Bobby Gonzalez has had practically every job you could think of — from a medical records clerk in a hospital to customer service at a utility company. However, he says it was at age 40 that he discovered his life’s calling and passion – storytelling. His favorite topic is his Puerto Rican and Taino heritage, which in turn, challenges his listeners to get curious about their own roots.
Ever since that moment of enlightenment, storytelling is what Gonzalez devotes his life to. At 65, he still resides in his native Bronx, NY, with his wife Maria, but sometimes he doesn’t even know where he’ll end up the next day giving a workshop or lecture. So far, he’s spoken in 42 states — in the past two weeks alone, he’s been at Wellesley College in Massachusetts and Davidson College in North Carolina speaking about the racial and cultural diversity of Latinos. Next week, he’ll host his monthly spoken word event in Queens, NY.

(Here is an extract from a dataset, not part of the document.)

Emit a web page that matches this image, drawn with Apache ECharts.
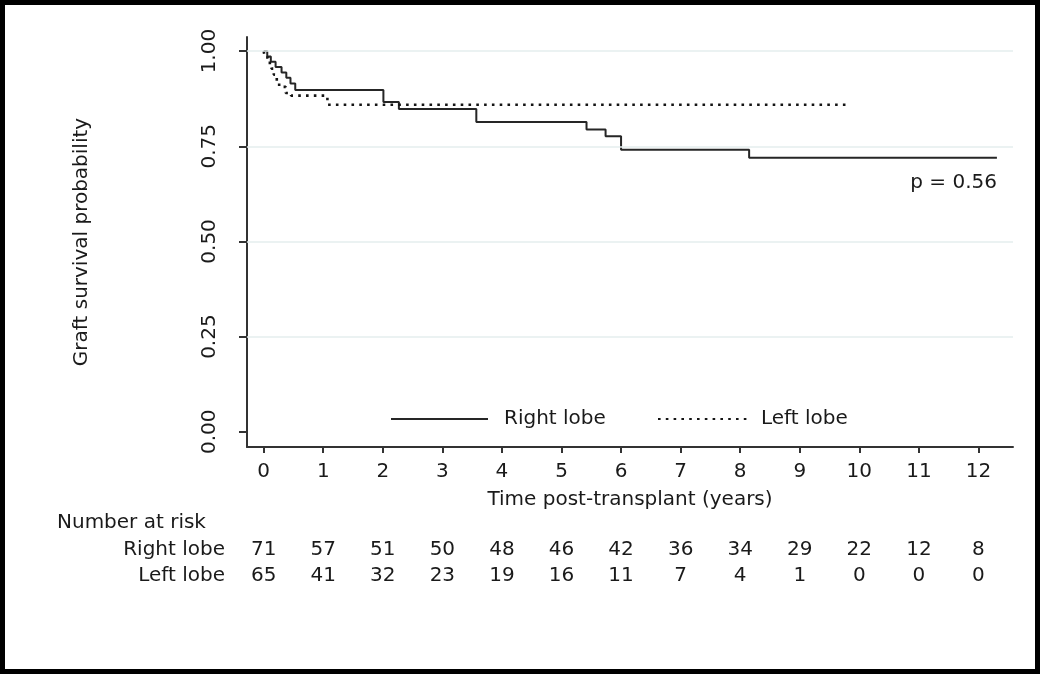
<!DOCTYPE html>
<html>
<head>
<meta charset="utf-8">
<script src="https://cdn.jsdelivr.net/npm/echarts@6/dist/echarts.min.js"></script>
<style>
  html, body { margin: 0; padding: 0; background: #fff; }
  #chart { width: 1040px; height: 675px; }
</style>
</head>
<body>
<div id="chart"></div>
<script>
// ---- data ----
const years = [0, 1, 2, 3, 4, 5, 6, 7, 8, 9, 10, 11, 12];
const yTicks = [0, 0.25, 0.5, 0.75, 1];
const gridLevels = [0.25, 0.5, 0.75, 1];

const rightTimes = [0, 0.06, 0.12, 0.2, 0.3, 0.38, 0.45, 0.53, 2.01, 2.27, 3.57, 5.42, 5.74, 6.0, 8.15, 12.31];
const rightSurv  = [1.0, 0.986, 0.972, 0.958, 0.944, 0.93, 0.915, 0.898, 0.866, 0.848, 0.814, 0.794, 0.776, 0.741, 0.72, 0.72];

const leftTimes = [0, 0.02, 0.08, 0.13, 0.17, 0.22, 0.26, 0.37, 0.46, 1.07, 9.83];
const leftSurv  = [1.0, 0.983, 0.969, 0.954, 0.938, 0.922, 0.906, 0.89, 0.883, 0.859, 0.859];

const riskRight = [71, 57, 51, 50, 48, 46, 42, 36, 34, 29, 22, 12, 8];
const riskLeft  = [65, 41, 32, 23, 19, 16, 11, 7, 4, 1, 0, 0, 0];
const groups = ['Right lobe', 'Left lobe'];

// ---- chart ----
const FONT = 'DejaVu Sans';
const TXT = '#1a1a1a';
const AX = '#333333';
const xMin = -0.28, xMax = 12.58;

const chart = echarts.init(document.getElementById('chart'), null, { renderer: 'canvas' });

const legendBase = {
  top: 409, itemHeight: 14, selectedMode: false, padding: 0,
  itemStyle: { opacity: 0 }
};

const option = {
  backgroundColor: '#ffffff',
  animation: false,
  textStyle: { fontFamily: FONT, color: TXT },
  legend: [
    Object.assign({}, legendBase, {
      data: [groups[0]], left: 390, itemWidth: 97,
      textStyle: { fontFamily: FONT, fontSize: 20, color: TXT, padding: [0, 0, 0, 11] }
    }),
    Object.assign({}, legendBase, {
      data: [groups[1]], left: 657, itemWidth: 90,
      textStyle: { fontFamily: FONT, fontSize: 20, color: TXT, padding: [0, 0, 0, 8] }
    })
  ],
  grid: [
    { left: 247, right: 27, top: 37, height: 410 },
    { left: 247, right: 27, top: 537.5, height: 51 }
  ],
  xAxis: [
    {
      type: 'value', gridIndex: 0, min: xMin, max: xMax,
      name: 'Time post-transplant (years)', nameLocation: 'middle', nameGap: 43,
      nameTextStyle: { fontFamily: FONT, fontSize: 20, color: TXT },
      axisLine: { show: true, onZero: false, lineStyle: { color: AX, width: 2 } },
      axisTick: { show: true, length: 6, customValues: years, lineStyle: { color: AX, width: 2 } },
      axisLabel: { customValues: years, fontFamily: FONT, fontSize: 20, color: TXT, margin: 15 },
      splitLine: { show: false }
    },
    {
      type: 'value', gridIndex: 1, min: xMin, max: xMax, show: false
    }
  ],
  yAxis: [
    {
      type: 'value', gridIndex: 0, min: -0.04, max: 1.037,
      name: 'Graft survival probability', nameLocation: 'middle', nameGap: 155,
      nameTextStyle: { fontFamily: FONT, fontSize: 20, color: TXT },
      axisLine: { show: true, onZero: false, lineStyle: { color: AX, width: 2 } },
      axisTick: { show: true, length: 8, customValues: yTicks, lineStyle: { color: AX, width: 2 } },
      axisLabel: {
        customValues: yTicks, rotate: 90, fontFamily: FONT, fontSize: 20, color: TXT, margin: 27,
        formatter: v => Number(v).toFixed(2)
      },
      splitLine: { show: false }
    },
    {
      type: 'category', gridIndex: 1, data: groups, inverse: true,
      axisLine: { show: false }, axisTick: { show: false },
      axisLabel: { interval: 0, fontFamily: FONT, fontSize: 20, color: TXT, margin: 22 }
    }
  ],
  graphic: [
    {
      type: 'text', left: 57, top: 513,
      style: { text: 'Number at risk', fontFamily: FONT, fontSize: 20, fill: TXT }
    },
    {
      type: 'text', right: 43, top: 173,
      style: { text: 'p = 0.56', fontFamily: FONT, fontSize: 20, fill: TXT }
    },
    {
      type: 'rect', z: 100, silent: true,
      shape: { x: 2.5, y: 2.5, width: 1035, height: 669 },
      style: { fill: 'none', stroke: '#000', lineWidth: 5 }
    }
  ],
  series: [
    {
      name: 'grid', type: 'line', xAxisIndex: 0, yAxisIndex: 0, data: [], z: 1, silent: true,
      markLine: {
        silent: true, symbol: 'none', animation: false,
        label: { show: false },
        lineStyle: { color: '#e4eeee', width: 1.5, type: 'solid' },
        data: gridLevels.map(v => ({ yAxis: v }))
      }
    },
    {
      name: groups[0], type: 'line', step: 'end', xAxisIndex: 0, yAxisIndex: 0,
      symbol: 'none', z: 3,
      lineStyle: { color: '#262626', width: 2, type: 'solid' },
      itemStyle: { color: '#262626' },
      data: rightTimes.map((t, i) => [t, rightSurv[i]])
    },
    {
      name: groups[1], type: 'line', step: 'end', xAxisIndex: 0, yAxisIndex: 0,
      symbol: 'none', z: 4,
      lineStyle: { color: '#141414', width: 2.6, type: [2.6, 5.2] },
      itemStyle: { color: '#141414' },
      data: leftTimes.map((t, i) => [t, leftSurv[i]])
    },
    {
      name: 'risk', type: 'scatter', xAxisIndex: 1, yAxisIndex: 1,
      symbolSize: 0.01, itemStyle: { color: '#ffffff', opacity: 1 }, silent: true,
      emphasis: { disabled: true },
      label: {
        show: true, position: 'inside', fontFamily: FONT, fontSize: 20, color: TXT,
        opacity: 1, textBorderWidth: 0, textBorderColor: 'transparent',
        formatter: p => String(p.value[2])
      },
      data: years.map((t, i) => [t, 0, riskRight[i]]).concat(years.map((t, i) => [t, 1, riskLeft[i]]))
    }
  ]
};

chart.setOption(option);
</script>
</body>
</html>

“When people ask me, ‘What do you do?’ I say, I’m an educator through lectures and poetry,” says Gonzalez, who has also authored two books, “The Last Puerto Rican,” and “Taino Zen.” “I don’t know what’s going to happen the next minute. Occasionally, I get a phone call asking me, ‘Can you do this?’ and I do it. I’m not afraid to fail.”
His second favorite job in life, he says, was working at his family’s bodega, which they owned for more than 30 years.
“That’s where I really polished my speaking skills, and I heard a lot of great stories,” says Gonzalez, about the place which birthed his purpose. “It was quite an experience.”
He says his parents also played an important role.
“We were very fortunate, my brothers and I, to have had two Puerto Rican parents who always made the point to tell us where we came from and instilled in us a great pride of who we were,” says Gonzalez. “That inspired me to embark on a lifetime of personal research. I got my information from books and oral traditions – here and in Puerto Rico. When I was a little boy, my parents would take me to Puerto Rico, and I would sit at the feet of my great grandfather. He would tell me the stories of the old days, and I would roll my eyes, but I wish I listened more carefully.”
Gonzalez can see clearly now that his ancestors grew up in a different world, and that gives him the incentive to tell their stories. One story in particular which has marked him is one of his mother’s arrival to New York from Puerto Rico via a train from Miami in the 1940’s.
“She was very light-skinned, and when she got to Miami, the conductor told my dark-skinned grandmother to sit in another car,” recalls Gonzalez. “I have to remind young people they take a lot for granted – even the right to vote.”
Gonzalez remembers the exact date he began documenting his family roots by writing poetry.
“It was February 9, 1964,” he says without hesitation. “The Beatles appeared on The Ed Sullivan Show, and the day after, millions of kids around the world bought their own guitars and started to write their own music.”
Storytelling came very naturally to him, he further explains.
“Every day, I would go to the library, get some books, and then go down my block and tell stories,” says Gonzalez, who still has the same almost involuntary instinct years later. “I spend a lot of time in the Manhattan and the Bronx libraries,” where he sometimes also hosts spoken word nights for teens.
He says one of his biggest career challenges also took place in a library while he was telling stories of his ancestors, the Taino people, who are an indigenous people of the Caribbean.
“Once I was speaking in a library in Queens, and a man told me, ‘There are no Tainos left. I don’t know why you’re doing this.’ At the end, he came up to me and said, ‘I’m proud to be a Taino.’ I was taught by my parents never to say ‘You are wrong.’ We were all raised differently, so it’s important to dialogue in a civilized manner. We are all one.”
Gonzalez says he used this parental wisdom when speaking at the University of Mississippi last year, as well.
“We can’t have the same perspectives, and that’s okay, as long we listen to each other with respect,” he adds. “I meet students from Latin countries, and they don’t know about their indigenous heritage, and people who lived here their whole life don’t know American history. My favorite moment is always when people say, ‘I didn’t know that.’”
Education is primordial for Gonzalez, even though his father only finished 2nd grade and his mom, 6th grade. He admits he never finished his bachelor’s degree in marketing, but he believes through his natural curiosity, he has learned so much more by devouring books on his own. And now he loves to share that knowledge with kids as young as pre-k, all the way to seniors.
“I don’t have the sense of fear,” says Gonzalez about what has helped him the most in life. “The times now are nothing compared to what my parents went through. Police brutality was a lot more common back then, there were no bilingual services, and immigrant groups lived in one neighborhood. My brothers, and I went to college. We didn’t finish, but we did it, because my parents sacrificed for us.”
What is the one piece of life advice he wishes he could tell his younger self today?
“It gets better every day if you make the conscious effort to improve yourself passionately and persistently.”